我必须根据 1e6 个点的网格中计算的三个条件对很多农作物进行分类。我正在尝试优化下面的函数(希望不要转向 C 或 Rust)。有什么想法吗?
如有必要,可以重新格式化输入数据。我已经尝试过
data.table
但性能更差。
这是我最好的镜头:
condtion1 <- letters[1:8]
condtion2 <- letters[9:15]
condtion3 <- letters[16:24]
crop <- sample(0:1, 24, replace = T)
names(crop) <- letters[1:24]
n <- 1e6
condtions1 <- sample(condtion1, n, replace = T)
condtions2 <- sample(condtion2, n, replace = T)
condtions3 <- sample(condtion3, n, replace = T)
get_suitability <- function(){
result <- character(n)
for (i in seq_along(result)) {
if (crop[[condtions1[[i]]]] == 0 | crop[[condtions2[[i]]]] == 0) result[[i]] <- "not suitable"
else if(crop[[condtions1[[i]]]] == 1 & crop[[condtions2[[i]]]] == 1 & crop[[condtions3[[i]]]] == 1) result[[i]] <- "suitable"
else if(crop[[condtions1[[i]]]] == 1 & crop[[condtions2[[i]]]] == 1 & crop[[condtions3[[i]]]] == 0) result[[i]] <- "suitable with irrigation"
}
result
}
microbenchmark::microbenchmark(
get_suitability(),
times = 5
)
#> Unit: seconds
#> expr min lq mean median uq max neval
#> get_suitability() 2.402434 2.408322 2.568981 2.641211 2.667943 2.724993 5
创建于 2024-03-24,使用 reprex v2.1.0
这看起来像是
ifelse()
比较合适的情况。
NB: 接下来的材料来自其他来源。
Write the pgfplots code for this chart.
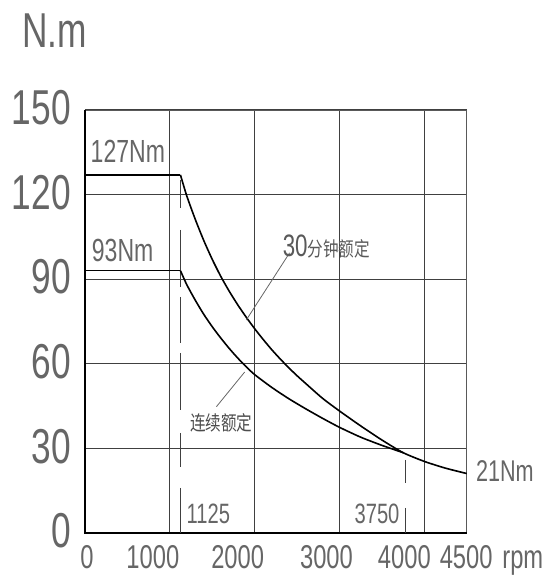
\documentclass[border=0pt]{standalone}
\usepackage{pgfplots}
\pgfplotsset{compat=1.18}
\usepackage{fontspec}
\setmainfont{Liberation Sans}
% thin, narrow drafting-style lettering
\newfontfamily\cadfont{Liberation Sans}[FakeStretch=0.72]
\newfontfamily\cjk{Noto Sans CJK SC}[FakeStretch=0.78]
\newcommand\cad[1]{\cadfont\fontsize{#1bp}{#1bp}\selectfont}
\newcommand\cjkf[1]{\cjk\fontsize{#1bp}{#1bp}\selectfont}
\tikzset{
  speed/.style={anchor=base, inner sep=0pt, text=black!60, font=\cad{33}},
  lbl/.style={anchor=base west, inner sep=0pt, text=black!60},
}

% 30-minute rating: constant torque up to base speed, then falling
\pgfplotstableread{
rpm   T
0     127
1125  127
}\thirtyflat
\pgfplotstableread{
rpm   T
1125  127
1200  119.5
1300  111.2
1400  103.7
1500  97.0
1600  91.0
1700  85.7
1800  80.9
1900  76.5
2000  72.4
2100  68.6
2200  65.0
2300  61.7
2400  58.6
2500  55.7
2600  53.0
2800  47.7
3000  43.2
3250  37.9
3500  32.9
3750  28.4
4000  25.3
4250  22.9
4500  21
}\thirtymin

% continuous rating
\pgfplotstableread{
rpm   T
0     93
1125  93
}\contflat
\pgfplotstableread{
rpm   T
1125  93
1200  88
1300  82.5
1400  77.5
1500  73.1
1600  69.1
1700  65.4
1800  62.0
1900  58.9
2000  56.1
2200  51.6
2400  47.6
2600  44.0
2800  40.6
3000  37.4
3250  33.9
3500  31.0
3750  28.4
}\continuous

\begin{document}
\begin{tikzpicture}
\begin{axis}[
  scale only axis, width=381.7bp, height=422.7bp,
  xmin=0, xmax=4500, ymin=0, ymax=150,
  xtick={1000,2000,3000,4000}, xticklabels={},
  ytick={0,30,...,150},
  major tick length=0pt,
  grid=major,
  major grid style={black!75, line width=1bp},
  axis line style={black!65, line width=0.9bp},
  yticklabel style={font=\cad{49}, text=black!60, inner sep=0pt, xshift=-14bp, yshift=2bp},
  /pgf/number format/assume math mode=true,
  clip=false,
]
\coordinate (o) at (rel axis cs:0,0);
% heavier left and bottom edges
\draw[black, line width=1.8bp] (rel axis cs:0,1) -- (rel axis cs:0,0) -- (rel axis cs:1,0);

% base-speed and crossover markers
\addplot[black!75, line width=1.2bp,
  dash pattern=on 28bp off 22bp on 57bp off 10bp on 46bp off 10bp on 57bp off 23bp on 34bp off 21bp on 50bp]
  coordinates {(1125,125.2) (1125,0)};
\addplot[black!75, line width=1.2bp, dash pattern=on 23bp off 25bp on 30bp]
  coordinates {(3780,25.8) (3780,0)};

% torque curves
\addplot[black, line width=1.6bp] table[x=rpm, y=T] {\thirtyflat};
\addplot[black, line width=1.6bp, smooth, tension=0.4] table[x=rpm, y=T] {\thirtymin};
\addplot[black, line width=1.6bp] table[x=rpm, y=T] {\contflat};
\addplot[black, line width=1.6bp, smooth, tension=0.4] table[x=rpm, y=T] {\continuous};

% leader lines
\addplot[black!60, line width=0.8bp] coordinates {(2412,99.3) (1902,75.5)};
\addplot[black!60, line width=0.8bp] coordinates {(1882,57) (1549,44.7)};

% annotations
\node[lbl, font=\cad{32}] at (axis cs:65,131.3) {127Nm};
\node[lbl, font=\cad{32}] at (axis cs:79,96.2) {93Nm};
\node[lbl, text=black!65] at (axis cs:2330,97.9) {\cad{31}30\cjkf{20}分钟额定};
\node[anchor=center, inner sep=0pt, text=black!70, font=\cjkf{20}] at (axis cs:1606,38.9) {连续额定};
\node[lbl, font=\cad{28}] at (axis cs:1196,3.3) {1125};
\node[lbl, font=\cad{28}] at (axis cs:3176,3.3) {3750};
\node[lbl, font=\cad{30}] at (axis cs:4608,18.1) {21Nm};
\node[lbl, font=\cad{49}] at (axis cs:-745,172) {N.m};

% speed scale
\node[speed] at (axis cs:24,-12.8) {0};
\node[speed] at (axis cs:800,-12.8) {1000};
\node[speed] at (axis cs:1800,-12.8) {2000};
\node[speed] at (axis cs:2847,-12.8) {3000};
\node[speed] at (axis cs:3765,-12.8) {4000};
\node[speed] at (axis cs:4494,-12.8) {4500};
\node[speed, anchor=base west] at (axis cs:4918,-12.8) {rpm};
\end{axis}
\pgfresetboundingbox
\path (o) ++(-85bp,-42.3bp) rectangle ++(552bp,575bp);
\end{tikzpicture}
\end{document}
例如,这个函数比你的快很多:
get_suitability2 <- function(){
result <- ifelse(crop[condtions1] == 0 |
crop[condtions2] == 0, "not suitable",
ifelse(crop[condtions1] == 1 &
crop[condtions2] == 1 &
crop[condtions3] == 1, "suitable",
ifelse(crop[condtions1] == 1 &
crop[condtions2] == 1 &
crop[condtions3] == 0, "suitable with irrigation", "")))
names(result) <- NULL
result
}
还有可能进行更多改进。您的某些测试是多余的,因此您可以删除它们。在第一次测试确定“不适合”不是答案后,您不需要再次查看
condtions1
或condtions2
:它们已知为1。并且最终测试保证为真。所以你可以简化为
get_suitability3 <- function(){
result <- ifelse(crop[condtions1] == 0 |
crop[condtions2] == 0, "not suitable",
ifelse(crop[condtions3] == 1, "suitable",
"suitable with irrigation"))
names(result) <- NULL
result
}